| What is being asked |
Print, exactly and with both ends included, the lines below that run from the one containing "Give me the matplotlib source for this chart." to the one containing "plt.rcParams['mathtext.fontset'] = 'cm'". Pictures are omitted.

_ _ _ _ _

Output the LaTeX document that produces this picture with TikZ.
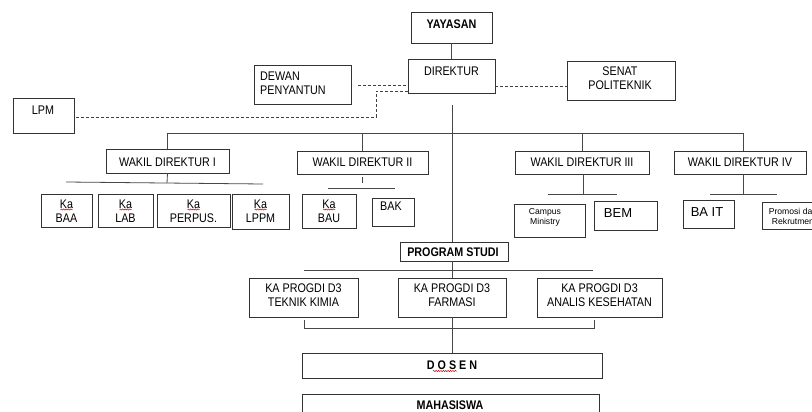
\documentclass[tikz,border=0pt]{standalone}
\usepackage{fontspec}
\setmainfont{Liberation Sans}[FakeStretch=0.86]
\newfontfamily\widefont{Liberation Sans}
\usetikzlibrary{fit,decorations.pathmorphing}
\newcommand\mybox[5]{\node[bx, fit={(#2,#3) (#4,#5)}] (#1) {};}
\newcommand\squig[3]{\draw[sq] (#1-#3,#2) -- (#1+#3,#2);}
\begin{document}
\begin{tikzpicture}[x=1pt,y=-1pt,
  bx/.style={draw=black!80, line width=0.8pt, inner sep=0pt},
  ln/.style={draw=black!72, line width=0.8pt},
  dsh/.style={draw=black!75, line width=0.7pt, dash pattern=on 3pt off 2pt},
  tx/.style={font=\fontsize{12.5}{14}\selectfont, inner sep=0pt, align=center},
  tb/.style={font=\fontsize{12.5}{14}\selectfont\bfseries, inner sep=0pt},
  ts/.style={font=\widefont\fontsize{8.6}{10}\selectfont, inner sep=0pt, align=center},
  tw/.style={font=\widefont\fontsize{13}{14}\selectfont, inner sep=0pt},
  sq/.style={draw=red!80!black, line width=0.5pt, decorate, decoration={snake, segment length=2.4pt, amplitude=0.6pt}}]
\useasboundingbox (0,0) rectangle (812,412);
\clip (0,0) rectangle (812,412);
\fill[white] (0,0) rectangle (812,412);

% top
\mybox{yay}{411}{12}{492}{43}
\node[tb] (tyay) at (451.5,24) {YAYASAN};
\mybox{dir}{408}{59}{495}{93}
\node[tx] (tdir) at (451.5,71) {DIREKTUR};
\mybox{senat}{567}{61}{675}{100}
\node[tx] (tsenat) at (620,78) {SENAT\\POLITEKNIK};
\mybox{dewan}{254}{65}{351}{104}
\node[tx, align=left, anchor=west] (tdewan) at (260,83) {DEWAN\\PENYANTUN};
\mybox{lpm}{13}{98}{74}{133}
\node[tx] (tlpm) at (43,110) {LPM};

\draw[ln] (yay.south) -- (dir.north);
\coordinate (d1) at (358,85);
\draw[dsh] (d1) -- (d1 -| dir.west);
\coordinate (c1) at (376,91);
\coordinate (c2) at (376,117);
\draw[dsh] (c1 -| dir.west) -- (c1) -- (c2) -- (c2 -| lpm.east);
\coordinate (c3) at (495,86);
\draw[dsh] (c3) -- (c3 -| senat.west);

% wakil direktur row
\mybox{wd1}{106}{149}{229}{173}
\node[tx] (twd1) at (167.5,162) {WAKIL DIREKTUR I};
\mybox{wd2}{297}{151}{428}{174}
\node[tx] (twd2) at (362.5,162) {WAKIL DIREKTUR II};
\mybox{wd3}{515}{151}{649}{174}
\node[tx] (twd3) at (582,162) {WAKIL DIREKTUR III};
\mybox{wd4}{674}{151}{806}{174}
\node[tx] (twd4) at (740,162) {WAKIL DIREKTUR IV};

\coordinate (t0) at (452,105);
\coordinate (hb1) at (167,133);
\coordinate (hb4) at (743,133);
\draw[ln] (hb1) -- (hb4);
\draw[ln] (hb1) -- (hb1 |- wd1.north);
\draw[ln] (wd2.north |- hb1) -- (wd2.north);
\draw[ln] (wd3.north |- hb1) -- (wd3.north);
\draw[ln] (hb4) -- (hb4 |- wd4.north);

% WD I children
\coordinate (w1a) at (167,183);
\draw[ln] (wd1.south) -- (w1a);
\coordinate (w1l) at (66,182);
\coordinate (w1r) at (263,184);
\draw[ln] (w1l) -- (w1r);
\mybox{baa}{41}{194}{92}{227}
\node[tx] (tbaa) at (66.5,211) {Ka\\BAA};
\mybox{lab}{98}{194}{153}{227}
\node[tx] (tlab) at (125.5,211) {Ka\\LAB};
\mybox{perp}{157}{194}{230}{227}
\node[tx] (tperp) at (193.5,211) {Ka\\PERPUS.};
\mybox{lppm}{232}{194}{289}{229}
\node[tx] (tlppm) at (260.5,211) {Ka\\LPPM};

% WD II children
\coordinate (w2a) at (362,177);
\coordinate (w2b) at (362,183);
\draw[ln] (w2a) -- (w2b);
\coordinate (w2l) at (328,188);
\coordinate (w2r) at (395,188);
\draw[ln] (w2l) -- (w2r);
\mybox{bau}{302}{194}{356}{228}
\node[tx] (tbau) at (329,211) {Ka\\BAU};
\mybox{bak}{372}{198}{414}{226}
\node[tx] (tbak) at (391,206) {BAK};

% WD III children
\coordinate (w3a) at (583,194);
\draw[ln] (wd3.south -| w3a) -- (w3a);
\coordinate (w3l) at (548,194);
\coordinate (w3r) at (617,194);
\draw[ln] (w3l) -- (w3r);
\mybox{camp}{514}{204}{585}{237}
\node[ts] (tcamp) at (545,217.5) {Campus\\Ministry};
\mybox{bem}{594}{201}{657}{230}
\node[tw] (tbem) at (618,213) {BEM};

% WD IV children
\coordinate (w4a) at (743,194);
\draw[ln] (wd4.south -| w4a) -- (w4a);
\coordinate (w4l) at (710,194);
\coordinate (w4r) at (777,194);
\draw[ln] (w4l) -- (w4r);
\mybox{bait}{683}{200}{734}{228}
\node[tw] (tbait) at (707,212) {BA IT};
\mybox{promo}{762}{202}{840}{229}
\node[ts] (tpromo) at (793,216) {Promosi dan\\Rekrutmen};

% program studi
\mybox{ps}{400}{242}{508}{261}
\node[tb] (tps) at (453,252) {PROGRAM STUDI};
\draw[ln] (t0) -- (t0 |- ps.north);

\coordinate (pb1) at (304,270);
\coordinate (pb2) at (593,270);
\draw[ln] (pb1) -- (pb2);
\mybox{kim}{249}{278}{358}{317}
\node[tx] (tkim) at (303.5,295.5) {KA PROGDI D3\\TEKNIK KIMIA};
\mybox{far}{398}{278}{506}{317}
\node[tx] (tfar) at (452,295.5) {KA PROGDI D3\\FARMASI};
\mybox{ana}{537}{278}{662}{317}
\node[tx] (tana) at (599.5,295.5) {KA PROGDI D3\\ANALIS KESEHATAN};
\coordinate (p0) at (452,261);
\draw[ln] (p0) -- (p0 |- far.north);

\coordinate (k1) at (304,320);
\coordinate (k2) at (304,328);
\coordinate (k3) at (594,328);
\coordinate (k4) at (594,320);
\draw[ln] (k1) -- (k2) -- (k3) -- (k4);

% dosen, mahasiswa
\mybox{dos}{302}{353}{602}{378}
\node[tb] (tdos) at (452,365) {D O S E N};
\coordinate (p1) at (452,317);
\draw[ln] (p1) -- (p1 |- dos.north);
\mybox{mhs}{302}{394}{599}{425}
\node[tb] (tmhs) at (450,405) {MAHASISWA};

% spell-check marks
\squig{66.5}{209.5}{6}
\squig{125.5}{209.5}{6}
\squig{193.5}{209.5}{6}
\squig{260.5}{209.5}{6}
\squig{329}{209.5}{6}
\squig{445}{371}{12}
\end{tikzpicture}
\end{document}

_ _ _ _ _

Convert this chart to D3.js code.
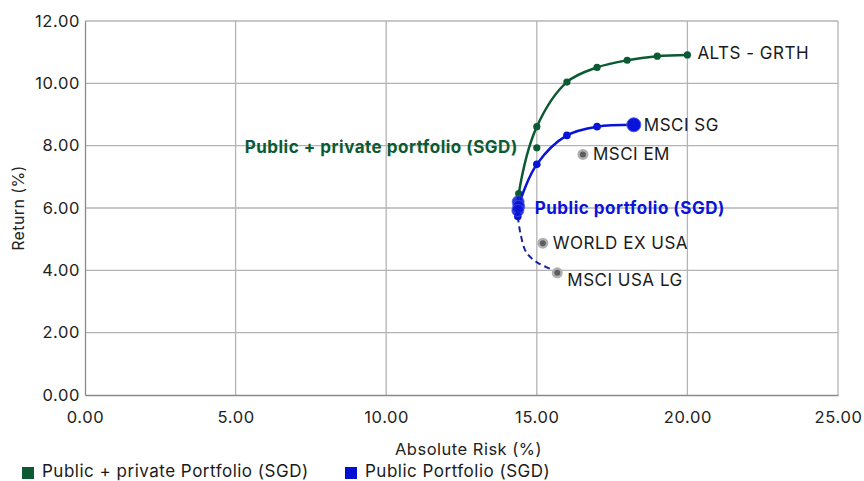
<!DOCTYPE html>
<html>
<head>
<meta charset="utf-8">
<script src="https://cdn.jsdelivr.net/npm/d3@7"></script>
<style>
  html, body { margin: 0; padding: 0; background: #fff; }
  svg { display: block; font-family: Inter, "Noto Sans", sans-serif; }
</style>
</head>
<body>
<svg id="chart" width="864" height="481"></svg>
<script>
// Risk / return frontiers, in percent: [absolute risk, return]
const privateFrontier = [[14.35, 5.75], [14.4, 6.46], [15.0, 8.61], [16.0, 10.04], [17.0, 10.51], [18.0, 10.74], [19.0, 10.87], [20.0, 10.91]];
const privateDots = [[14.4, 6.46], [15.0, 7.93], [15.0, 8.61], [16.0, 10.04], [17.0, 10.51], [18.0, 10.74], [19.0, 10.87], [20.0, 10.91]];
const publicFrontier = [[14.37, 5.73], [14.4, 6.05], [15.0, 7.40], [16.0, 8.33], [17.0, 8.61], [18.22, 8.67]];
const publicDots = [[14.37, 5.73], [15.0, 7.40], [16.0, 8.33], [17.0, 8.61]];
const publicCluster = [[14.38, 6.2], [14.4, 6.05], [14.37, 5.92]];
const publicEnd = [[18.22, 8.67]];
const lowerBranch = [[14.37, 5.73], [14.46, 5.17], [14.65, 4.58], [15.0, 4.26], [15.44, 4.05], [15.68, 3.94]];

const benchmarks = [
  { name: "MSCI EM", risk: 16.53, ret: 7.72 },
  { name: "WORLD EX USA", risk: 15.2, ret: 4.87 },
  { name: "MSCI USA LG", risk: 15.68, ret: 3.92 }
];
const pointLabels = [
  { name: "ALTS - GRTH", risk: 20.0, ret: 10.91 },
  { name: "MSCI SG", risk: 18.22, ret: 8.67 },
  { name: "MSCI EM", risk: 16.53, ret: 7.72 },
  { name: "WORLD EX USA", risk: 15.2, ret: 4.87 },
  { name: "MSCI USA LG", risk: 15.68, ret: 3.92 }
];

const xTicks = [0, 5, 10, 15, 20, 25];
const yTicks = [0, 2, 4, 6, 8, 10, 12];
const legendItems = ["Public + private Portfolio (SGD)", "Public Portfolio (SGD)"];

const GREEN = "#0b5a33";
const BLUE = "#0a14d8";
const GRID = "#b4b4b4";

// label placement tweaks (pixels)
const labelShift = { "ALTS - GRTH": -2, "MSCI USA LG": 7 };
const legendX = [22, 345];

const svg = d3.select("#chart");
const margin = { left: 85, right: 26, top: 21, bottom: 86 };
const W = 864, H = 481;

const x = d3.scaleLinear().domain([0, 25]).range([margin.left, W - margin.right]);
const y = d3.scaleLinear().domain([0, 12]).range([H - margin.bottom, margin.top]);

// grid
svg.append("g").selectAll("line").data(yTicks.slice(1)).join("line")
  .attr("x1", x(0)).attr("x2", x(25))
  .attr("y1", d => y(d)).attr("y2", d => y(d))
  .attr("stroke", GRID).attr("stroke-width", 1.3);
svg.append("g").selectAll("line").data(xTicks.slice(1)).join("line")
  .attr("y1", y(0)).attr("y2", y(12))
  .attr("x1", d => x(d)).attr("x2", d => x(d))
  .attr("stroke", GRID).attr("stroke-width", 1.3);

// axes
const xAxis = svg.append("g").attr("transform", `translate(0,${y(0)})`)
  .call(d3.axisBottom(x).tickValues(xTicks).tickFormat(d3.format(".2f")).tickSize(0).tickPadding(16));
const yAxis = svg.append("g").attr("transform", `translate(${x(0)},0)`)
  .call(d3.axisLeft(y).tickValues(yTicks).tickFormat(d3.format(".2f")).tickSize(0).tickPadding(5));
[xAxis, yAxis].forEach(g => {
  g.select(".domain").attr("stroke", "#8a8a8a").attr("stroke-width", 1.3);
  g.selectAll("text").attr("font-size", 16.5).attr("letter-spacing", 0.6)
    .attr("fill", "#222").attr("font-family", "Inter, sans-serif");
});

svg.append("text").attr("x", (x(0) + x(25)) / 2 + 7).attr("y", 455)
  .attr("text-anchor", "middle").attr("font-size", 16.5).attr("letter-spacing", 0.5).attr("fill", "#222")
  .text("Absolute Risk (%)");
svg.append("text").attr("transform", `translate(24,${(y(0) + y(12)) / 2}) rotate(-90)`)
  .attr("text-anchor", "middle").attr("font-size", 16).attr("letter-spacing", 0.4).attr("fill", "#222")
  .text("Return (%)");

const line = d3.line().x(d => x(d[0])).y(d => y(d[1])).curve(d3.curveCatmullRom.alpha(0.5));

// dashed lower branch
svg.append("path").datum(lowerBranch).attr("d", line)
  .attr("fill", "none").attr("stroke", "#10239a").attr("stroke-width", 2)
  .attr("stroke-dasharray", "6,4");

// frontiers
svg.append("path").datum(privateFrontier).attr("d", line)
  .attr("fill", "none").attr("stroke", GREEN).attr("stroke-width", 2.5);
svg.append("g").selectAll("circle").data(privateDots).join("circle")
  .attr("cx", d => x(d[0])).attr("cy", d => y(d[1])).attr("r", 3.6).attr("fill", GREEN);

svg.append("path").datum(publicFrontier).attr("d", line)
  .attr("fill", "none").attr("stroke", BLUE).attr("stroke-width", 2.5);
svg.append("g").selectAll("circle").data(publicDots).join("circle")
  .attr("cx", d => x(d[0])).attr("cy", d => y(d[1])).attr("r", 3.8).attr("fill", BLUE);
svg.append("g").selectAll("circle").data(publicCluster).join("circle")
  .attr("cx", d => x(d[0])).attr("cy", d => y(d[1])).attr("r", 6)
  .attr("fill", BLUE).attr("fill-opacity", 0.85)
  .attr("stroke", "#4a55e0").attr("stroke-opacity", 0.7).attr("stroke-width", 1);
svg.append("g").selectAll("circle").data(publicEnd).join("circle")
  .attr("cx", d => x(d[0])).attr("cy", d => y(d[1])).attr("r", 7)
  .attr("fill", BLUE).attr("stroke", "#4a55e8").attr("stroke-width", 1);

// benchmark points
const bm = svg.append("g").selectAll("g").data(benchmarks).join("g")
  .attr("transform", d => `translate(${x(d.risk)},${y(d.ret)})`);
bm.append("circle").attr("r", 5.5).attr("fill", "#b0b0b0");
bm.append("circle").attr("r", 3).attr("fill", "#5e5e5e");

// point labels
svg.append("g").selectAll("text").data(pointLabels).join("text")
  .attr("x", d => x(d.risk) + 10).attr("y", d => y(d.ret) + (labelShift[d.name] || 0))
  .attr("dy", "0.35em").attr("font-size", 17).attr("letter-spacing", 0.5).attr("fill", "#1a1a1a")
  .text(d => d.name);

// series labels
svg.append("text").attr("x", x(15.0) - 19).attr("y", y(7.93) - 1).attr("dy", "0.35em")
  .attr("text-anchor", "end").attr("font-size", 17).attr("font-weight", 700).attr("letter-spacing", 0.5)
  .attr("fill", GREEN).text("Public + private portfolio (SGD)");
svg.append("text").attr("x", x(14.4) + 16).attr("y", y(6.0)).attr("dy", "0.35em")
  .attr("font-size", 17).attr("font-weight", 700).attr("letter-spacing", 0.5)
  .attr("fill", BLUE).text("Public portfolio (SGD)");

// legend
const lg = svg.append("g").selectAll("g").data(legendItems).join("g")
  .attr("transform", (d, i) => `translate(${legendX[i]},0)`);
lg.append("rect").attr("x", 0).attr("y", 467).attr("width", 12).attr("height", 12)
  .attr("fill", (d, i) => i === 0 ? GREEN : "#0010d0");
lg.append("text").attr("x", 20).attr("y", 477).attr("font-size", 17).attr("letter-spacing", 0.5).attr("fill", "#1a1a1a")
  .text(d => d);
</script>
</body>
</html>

_ _ _ _ _

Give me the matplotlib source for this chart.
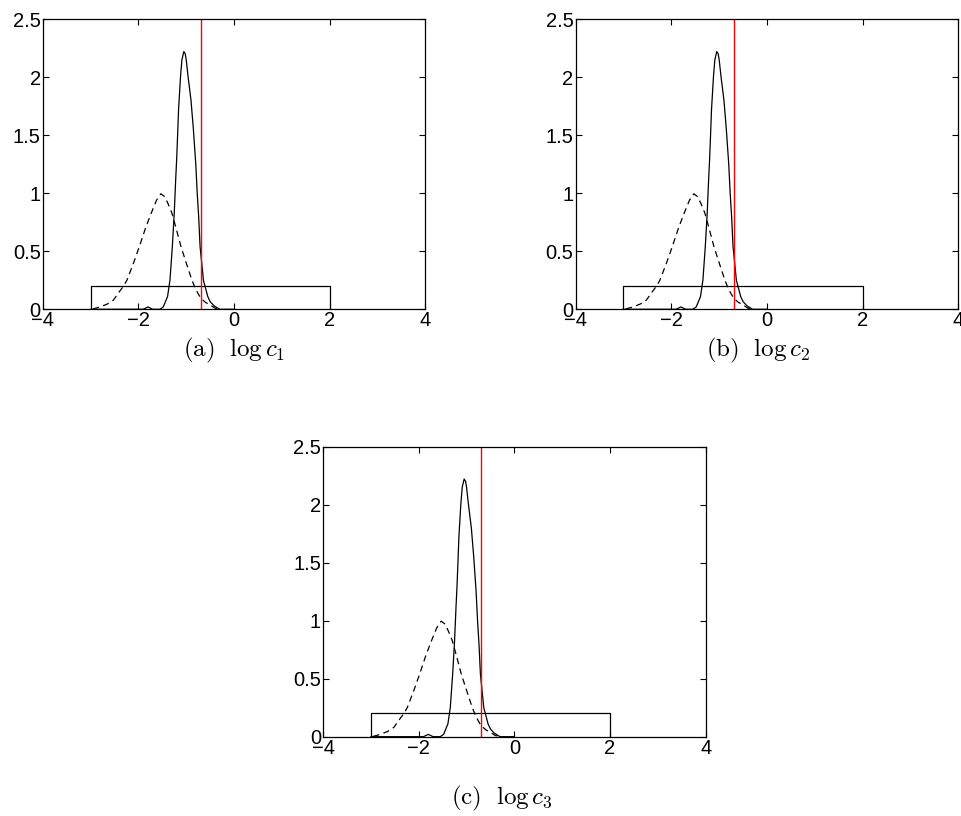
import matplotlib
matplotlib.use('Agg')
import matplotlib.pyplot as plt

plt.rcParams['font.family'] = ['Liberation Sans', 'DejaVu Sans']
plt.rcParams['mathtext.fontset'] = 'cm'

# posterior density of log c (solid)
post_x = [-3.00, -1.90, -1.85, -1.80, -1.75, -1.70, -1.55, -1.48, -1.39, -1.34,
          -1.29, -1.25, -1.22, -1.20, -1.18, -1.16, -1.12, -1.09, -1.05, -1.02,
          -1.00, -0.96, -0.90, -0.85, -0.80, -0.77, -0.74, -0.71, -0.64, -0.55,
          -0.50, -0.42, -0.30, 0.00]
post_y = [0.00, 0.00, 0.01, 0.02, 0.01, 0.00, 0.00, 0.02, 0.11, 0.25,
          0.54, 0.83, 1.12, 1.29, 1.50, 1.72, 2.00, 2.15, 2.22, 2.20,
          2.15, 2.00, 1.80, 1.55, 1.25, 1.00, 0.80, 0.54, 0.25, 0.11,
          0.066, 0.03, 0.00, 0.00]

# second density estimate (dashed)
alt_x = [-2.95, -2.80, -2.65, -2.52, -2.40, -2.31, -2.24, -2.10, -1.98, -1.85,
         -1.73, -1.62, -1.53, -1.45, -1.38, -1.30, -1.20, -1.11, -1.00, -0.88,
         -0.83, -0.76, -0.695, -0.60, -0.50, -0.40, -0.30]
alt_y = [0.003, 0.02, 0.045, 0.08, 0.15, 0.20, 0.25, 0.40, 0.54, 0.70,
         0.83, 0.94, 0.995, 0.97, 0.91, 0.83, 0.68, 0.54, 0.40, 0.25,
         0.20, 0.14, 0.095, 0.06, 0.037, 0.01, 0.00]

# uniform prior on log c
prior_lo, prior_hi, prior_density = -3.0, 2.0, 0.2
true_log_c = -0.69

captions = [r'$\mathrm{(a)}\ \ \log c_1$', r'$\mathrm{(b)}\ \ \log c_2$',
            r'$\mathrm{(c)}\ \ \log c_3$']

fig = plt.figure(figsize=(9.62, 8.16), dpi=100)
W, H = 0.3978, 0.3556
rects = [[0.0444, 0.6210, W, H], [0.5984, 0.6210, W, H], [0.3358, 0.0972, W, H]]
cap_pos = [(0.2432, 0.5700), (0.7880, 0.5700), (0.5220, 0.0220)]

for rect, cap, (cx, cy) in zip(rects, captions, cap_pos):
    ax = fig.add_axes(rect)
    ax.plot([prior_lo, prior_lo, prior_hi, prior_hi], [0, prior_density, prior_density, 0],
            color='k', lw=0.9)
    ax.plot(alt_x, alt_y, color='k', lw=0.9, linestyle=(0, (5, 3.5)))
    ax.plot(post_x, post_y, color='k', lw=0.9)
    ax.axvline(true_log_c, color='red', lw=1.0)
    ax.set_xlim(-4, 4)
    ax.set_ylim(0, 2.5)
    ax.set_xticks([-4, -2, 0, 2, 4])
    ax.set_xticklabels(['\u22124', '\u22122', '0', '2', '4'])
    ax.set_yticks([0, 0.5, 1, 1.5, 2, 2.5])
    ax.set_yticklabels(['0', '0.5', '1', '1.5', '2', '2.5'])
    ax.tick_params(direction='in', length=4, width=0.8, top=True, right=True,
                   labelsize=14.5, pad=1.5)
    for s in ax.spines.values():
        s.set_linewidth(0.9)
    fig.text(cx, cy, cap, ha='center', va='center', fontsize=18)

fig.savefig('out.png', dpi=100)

_ _ _ _ _

| Response |
Give me the matplotlib source for this chart.
import matplotlib
matplotlib.use('Agg')
import matplotlib.pyplot as plt

plt.rcParams['font.family'] = ['Liberation Sans', 'DejaVu Sans']
plt.rcParams['mathtext.fontset'] = 'cm'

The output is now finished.